>> start DATA EXTRACT

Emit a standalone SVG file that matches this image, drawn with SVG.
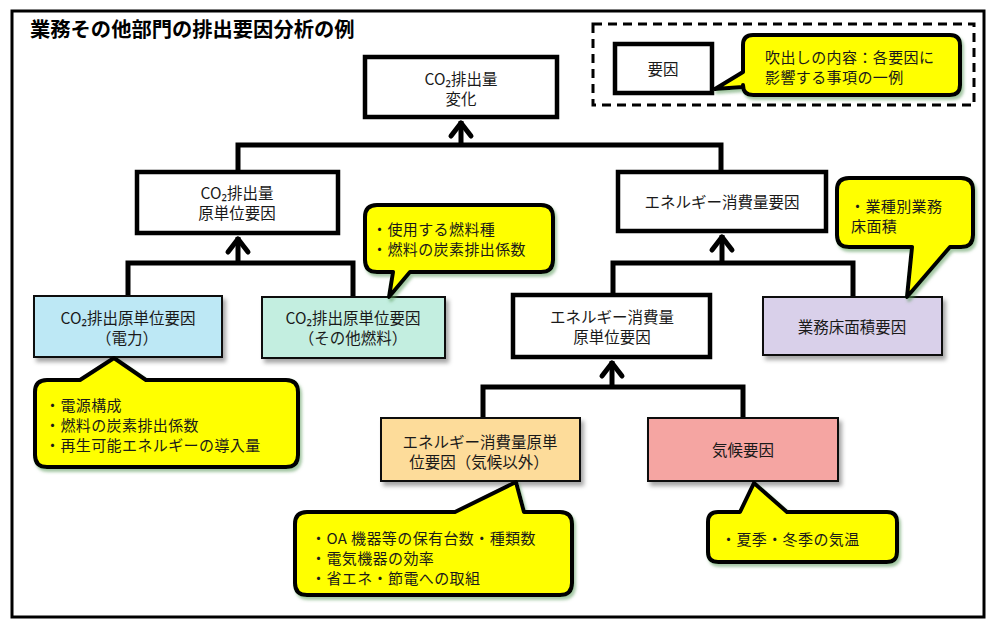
<svg xmlns="http://www.w3.org/2000/svg" width="1000" height="629" viewBox="0 0 1000 629">
<style>
text{font-family:"Noto Sans CJK JP","Noto Sans",sans-serif;font-size:15.5px;fill:#1a1a1a}
.c{text-anchor:middle}
.t{font-size:15px;letter-spacing:0.4px}
.title{font-size:20.3px;font-weight:bold;fill:#000}
.wbox{fill:#fff;stroke:#000;stroke-width:4.5}
.cbox{stroke:#111;stroke-width:2;filter:url(#sh)}
.callout{fill:#ffff00;stroke:#000;stroke-width:4;stroke-linejoin:round;filter:url(#gsh)}
.conn{fill:none;stroke:#000;stroke-width:5;stroke-linejoin:miter}
</style>
<defs>
<filter id="sh" x="-10%" y="-10%" width="130%" height="140%">
<feDropShadow dx="3" dy="4" stdDeviation="2" flood-color="#000" flood-opacity="0.35"/>
</filter>
<filter id="gsh" x="-10%" y="-10%" width="130%" height="140%">
<feDropShadow dx="2" dy="3" stdDeviation="1.5" flood-color="#5a9a5a" flood-opacity="0.55"/>
</filter>
<marker id="arr" markerUnits="userSpaceOnUse" orient="auto" refX="0" refY="0" markerWidth="40" markerHeight="40" overflow="visible">
<path d="M-15,-10 L-2,0 L-15,10" fill="none" stroke="#000" stroke-width="5" stroke-linejoin="round" stroke-linecap="round"/>
</marker>
</defs>

<rect x="0" y="0" width="1000" height="629" fill="#fff"/>
<rect x="12" y="11" width="972" height="606" fill="#fff" stroke="#000" stroke-width="3"/>
<text class="title" x="30" y="37">業務その他部門の排出要因分析の例</text>

<g id="legend">
<rect x="593" y="24" width="381" height="81" fill="none" stroke="#000" stroke-width="3" stroke-dasharray="9,6"/>
<rect class="wbox" x="615" y="44" width="97" height="49"/>
<text class="c" x="663" y="75">要因</text>
<path class="callout" d="M753,35 H950 Q960,35 960,45 V85 Q960,95 950,95 H753 Q743,95 743,85 V87 L715,89 L743,72 V45 Q743,35 753,35 Z"/>
<text class="t" x="765" y="62.5">吹出しの内容：各要因に</text>
<text class="t" x="765" y="82.5">影響する事項の一例</text>
</g>

<g id="connectors">
<polyline class="conn" points="238,172 238,145 721,145 721,172"/>
<line class="conn" x1="461" y1="145" x2="461" y2="121" marker-end="url(#arr)"/>
<polyline class="conn" points="128,296 128,263 353,263 353,297"/>
<line class="conn" x1="238" y1="263" x2="238" y2="237" marker-end="url(#arr)"/>
<polyline class="conn" points="613,295 613,263 853,263 853,297"/>
<line class="conn" x1="722" y1="263" x2="722" y2="235" marker-end="url(#arr)"/>
<polyline class="conn" points="483,418 483,387 743,387 743,418"/>
<line class="conn" x1="612" y1="387" x2="612" y2="361" marker-end="url(#arr)"/>
</g>

<g id="n-co2-change">
<rect class="wbox" x="365" y="57" width="192" height="60"/>
<text class="c" x="461" y="85">CO₂排出量</text>
<text class="c" x="461" y="105">変化</text>
</g>

<g id="n-co2-intensity">
<rect class="wbox" x="137" y="172" width="201" height="61"/>
<text class="c" x="237" y="199">CO₂排出量</text>
<text class="c" x="237" y="219">原単位要因</text>
</g>

<g id="n-energy">
<rect class="wbox" x="618" y="172" width="208" height="59"/>
<text class="c" x="722" y="208">エネルギー消費量要因</text>
</g>

<g id="n-elec">
<rect class="cbox" x="34" y="296" width="188" height="61" fill="#bde8f5"/>
<text class="c" x="128" y="324">CO₂排出原単位要因</text>
<text class="c" x="127" y="344">（電力）</text>
</g>

<g id="n-fuel">
<rect class="cbox" x="262" y="297" width="183" height="61" fill="#c3eee0"/>
<text class="c" x="353" y="324">CO₂排出原単位要因</text>
<text class="c" x="353" y="344">（その他燃料）</text>
</g>

<g id="n-energy-intensity">
<rect class="wbox" x="513" y="295" width="197" height="62"/>
<text class="c" x="612" y="322.5">エネルギー消費量</text>
<text class="c" x="612" y="342.5">原単位要因</text>
</g>

<g id="n-floor">
<rect class="cbox" x="763" y="297" width="179" height="58" fill="#d9d0ea"/>
<text class="c" x="852" y="333">業務床面積要因</text>
</g>

<g id="n-nonclimate">
<rect class="cbox" x="381" y="418" width="199" height="63" fill="#fddc9a"/>
<text class="c" x="480" y="447.5">エネルギー消費量原単</text>
<text class="c" x="479" y="467.5">位要因（気候以外）</text>
</g>

<g id="n-climate">
<rect class="cbox" x="648" y="418" width="190" height="63" fill="#f5a5a2"/>
<text class="c" x="743" y="456">気候要因</text>
</g>

<g id="callout-fuel">
<path class="callout" d="M377,205 H541 Q553,205 553,217 V260 Q553,272 541,272 H410 L389,297 L393,272 H377 Q365,272 365,260 V217 Q365,205 377,205 Z"/>
<text class="t" x="372" y="234.5">・使用する燃料種</text>
<text class="t" x="372" y="254.5">・燃料の炭素排出係数</text>
</g>

<g id="callout-floor">
<path class="callout" d="M849,178 H961 Q973,178 973,190 V235 Q973,247 961,247 H950 L907,297 L912,247 H849 Q837,247 837,235 V190 Q837,178 849,178 Z"/>
<text class="t" x="850" y="211.5" letter-spacing="1.6">・業種別業務</text>
<text class="t" x="851" y="231.5">床面積</text>
</g>

<g id="callout-elec">
<path class="callout" d="M47,380 H80 L114,358 L146,380 H286 Q298,380 298,392 V455 Q298,467 286,467 H47 Q35,467 35,455 V392 Q35,380 47,380 Z"/>
<text class="t" x="45" y="411">・電源構成</text>
<text class="t" x="45" y="431">・燃料の炭素排出係数</text>
<text class="t" x="45" y="451">・再生可能エネルギーの導入量</text>
</g>

<g id="callout-oa">
<path class="callout" d="M307,512 H455 L516,482 L524,512 H560 Q572,512 572,524 V583 Q572,595 560,595 H307 Q295,595 295,583 V524 Q295,512 307,512 Z"/>
<text class="t" x="311" y="544">・OA 機器等の保有台数・種類数</text>
<text class="t" x="311" y="564">・電気機器の効率</text>
<text class="t" x="311" y="584">・省エネ・節電への取組</text>
</g>

<g id="callout-temp">
<path class="callout" d="M718,512 H740 L754,483 L787,512 H887 Q897,512 897,522 V552 Q897,562 887,562 H718 Q708,562 708,552 V522 Q708,512 718,512 Z"/>
<text class="t" x="721" y="545">・夏季・冬季の気温</text>
</g>
</svg>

>> end DATA EXTRACT

Write out the material above again, word for word, minus its pictures.

Emit a standalone SVG file that matches this image, drawn with SVG.
<svg xmlns="http://www.w3.org/2000/svg" width="1000" height="629" viewBox="0 0 1000 629">
<style>
text{font-family:"Noto Sans CJK JP","Noto Sans",sans-serif;font-size:15.5px;fill:#1a1a1a}
.c{text-anchor:middle}
.t{font-size:15px;letter-spacing:0.4px}
.title{font-size:20.3px;font-weight:bold;fill:#000}
.wbox{fill:#fff;stroke:#000;stroke-width:4.5}
.cbox{stroke:#111;stroke-width:2;filter:url(#sh)}
.callout{fill:#ffff00;stroke:#000;stroke-width:4;stroke-linejoin:round;filter:url(#gsh)}
.conn{fill:none;stroke:#000;stroke-width:5;stroke-linejoin:miter}
</style>
<defs>
<filter id="sh" x="-10%" y="-10%" width="130%" height="140%">
<feDropShadow dx="3" dy="4" stdDeviation="2" flood-color="#000" flood-opacity="0.35"/>
</filter>
<filter id="gsh" x="-10%" y="-10%" width="130%" height="140%">
<feDropShadow dx="2" dy="3" stdDeviation="1.5" flood-color="#5a9a5a" flood-opacity="0.55"/>
</filter>
<marker id="arr" markerUnits="userSpaceOnUse" orient="auto" refX="0" refY="0" markerWidth="40" markerHeight="40" overflow="visible">
<path d="M-15,-10 L-2,0 L-15,10" fill="none" stroke="#000" stroke-width="5" stroke-linejoin="round" stroke-linecap="round"/>
</marker>
</defs>

<rect x="0" y="0" width="1000" height="629" fill="#fff"/>
<rect x="12" y="11" width="972" height="606" fill="#fff" stroke="#000" stroke-width="3"/>
<text class="title" x="30" y="37">業務その他部門の排出要因分析の例</text>

<g id="legend">
<rect x="593" y="24" width="381" height="81" fill="none" stroke="#000" stroke-width="3" stroke-dasharray="9,6"/>
<rect class="wbox" x="615" y="44" width="97" height="49"/>
<text class="c" x="663" y="75">要因</text>
<path class="callout" d="M753,35 H950 Q960,35 960,45 V85 Q960,95 950,95 H753 Q743,95 743,85 V87 L715,89 L743,72 V45 Q743,35 753,35 Z"/>
<text class="t" x="765" y="62.5">吹出しの内容：各要因に</text>
<text class="t" x="765" y="82.5">影響する事項の一例</text>
</g>

<g id="connectors">
<polyline class="conn" points="238,172 238,145 721,145 721,172"/>
<line class="conn" x1="461" y1="145" x2="461" y2="121" marker-end="url(#arr)"/>
<polyline class="conn" points="128,296 128,263 353,263 353,297"/>
<line class="conn" x1="238" y1="263" x2="238" y2="237" marker-end="url(#arr)"/>
<polyline class="conn" points="613,295 613,263 853,263 853,297"/>
<line class="conn" x1="722" y1="263" x2="722" y2="235" marker-end="url(#arr)"/>
<polyline class="conn" points="483,418 483,387 743,387 743,418"/>
<line class="conn" x1="612" y1="387" x2="612" y2="361" marker-end="url(#arr)"/>
</g>

<g id="n-co2-change">
<rect class="wbox" x="365" y="57" width="192" height="60"/>
<text class="c" x="461" y="85">CO₂排出量</text>
<text class="c" x="461" y="105">変化</text>
</g>

<g id="n-co2-intensity">
<rect class="wbox" x="137" y="172" width="201" height="61"/>
<text class="c" x="237" y="199">CO₂排出量</text>
<text class="c" x="237" y="219">原単位要因</text>
</g>

<g id="n-energy">
<rect class="wbox" x="618" y="172" width="208" height="59"/>
<text class="c" x="722" y="208">エネルギー消費量要因</text>
</g>

<g id="n-elec">
<rect class="cbox" x="34" y="296" width="188" height="61" fill="#bde8f5"/>
<text class="c" x="128" y="324">CO₂排出原単位要因</text>
<text class="c" x="127" y="344">（電力）</text>
</g>

<g id="n-fuel">
<rect class="cbox" x="262" y="297" width="183" height="61" fill="#c3eee0"/>
<text class="c" x="353" y="324">CO₂排出原単位要因</text>
<text class="c" x="353" y="344">（その他燃料）</text>
</g>

<g id="n-energy-intensity">
<rect class="wbox" x="513" y="295" width="197" height="62"/>
<text class="c" x="612" y="322.5">エネルギー消費量</text>
<text class="c" x="612" y="342.5">原単位要因</text>
</g>

<g id="n-floor">
<rect class="cbox" x="763" y="297" width="179" height="58" fill="#d9d0ea"/>
<text class="c" x="852" y="333">業務床面積要因</text>
</g>

<g id="n-nonclimate">
<rect class="cbox" x="381" y="418" width="199" height="63" fill="#fddc9a"/>
<text class="c" x="480" y="447.5">エネルギー消費量原単</text>
<text class="c" x="479" y="467.5">位要因（気候以外）</text>
</g>

<g id="n-climate">
<rect class="cbox" x="648" y="418" width="190" height="63" fill="#f5a5a2"/>
<text class="c" x="743" y="456">気候要因</text>
</g>

<g id="callout-fuel">
<path class="callout" d="M377,205 H541 Q553,205 553,217 V260 Q553,272 541,272 H410 L389,297 L393,272 H377 Q365,272 365,260 V217 Q365,205 377,205 Z"/>
<text class="t" x="372" y="234.5">・使用する燃料種</text>
<text class="t" x="372" y="254.5">・燃料の炭素排出係数</text>
</g>

<g id="callout-floor">
<path class="callout" d="M849,178 H961 Q973,178 973,190 V235 Q973,247 961,247 H950 L907,297 L912,247 H849 Q837,247 837,235 V190 Q837,178 849,178 Z"/>
<text class="t" x="850" y="211.5" letter-spacing="1.6">・業種別業務</text>
<text class="t" x="851" y="231.5">床面積</text>
</g>

<g id="callout-elec">
<path class="callout" d="M47,380 H80 L114,358 L146,380 H286 Q298,380 298,392 V455 Q298,467 286,467 H47 Q35,467 35,455 V392 Q35,380 47,380 Z"/>
<text class="t" x="45" y="411">・電源構成</text>
<text class="t" x="45" y="431">・燃料の炭素排出係数</text>
<text class="t" x="45" y="451">・再生可能エネルギーの導入量</text>
</g>

<g id="callout-oa">
<path class="callout" d="M307,512 H455 L516,482 L524,512 H560 Q572,512 572,524 V583 Q572,595 560,595 H307 Q295,595 295,583 V524 Q295,512 307,512 Z"/>
<text class="t" x="311" y="544">・OA 機器等の保有台数・種類数</text>
<text class="t" x="311" y="564">・電気機器の効率</text>
<text class="t" x="311" y="584">・省エネ・節電への取組</text>
</g>

<g id="callout-temp">
<path class="callout" d="M718,512 H740 L754,483 L787,512 H887 Q897,512 897,522 V552 Q897,562 887,562 H718 Q708,562 708,552 V522 Q708,512 718,512 Z"/>
<text class="t" x="721" y="545">・夏季・冬季の気温</text>
</g>
</svg>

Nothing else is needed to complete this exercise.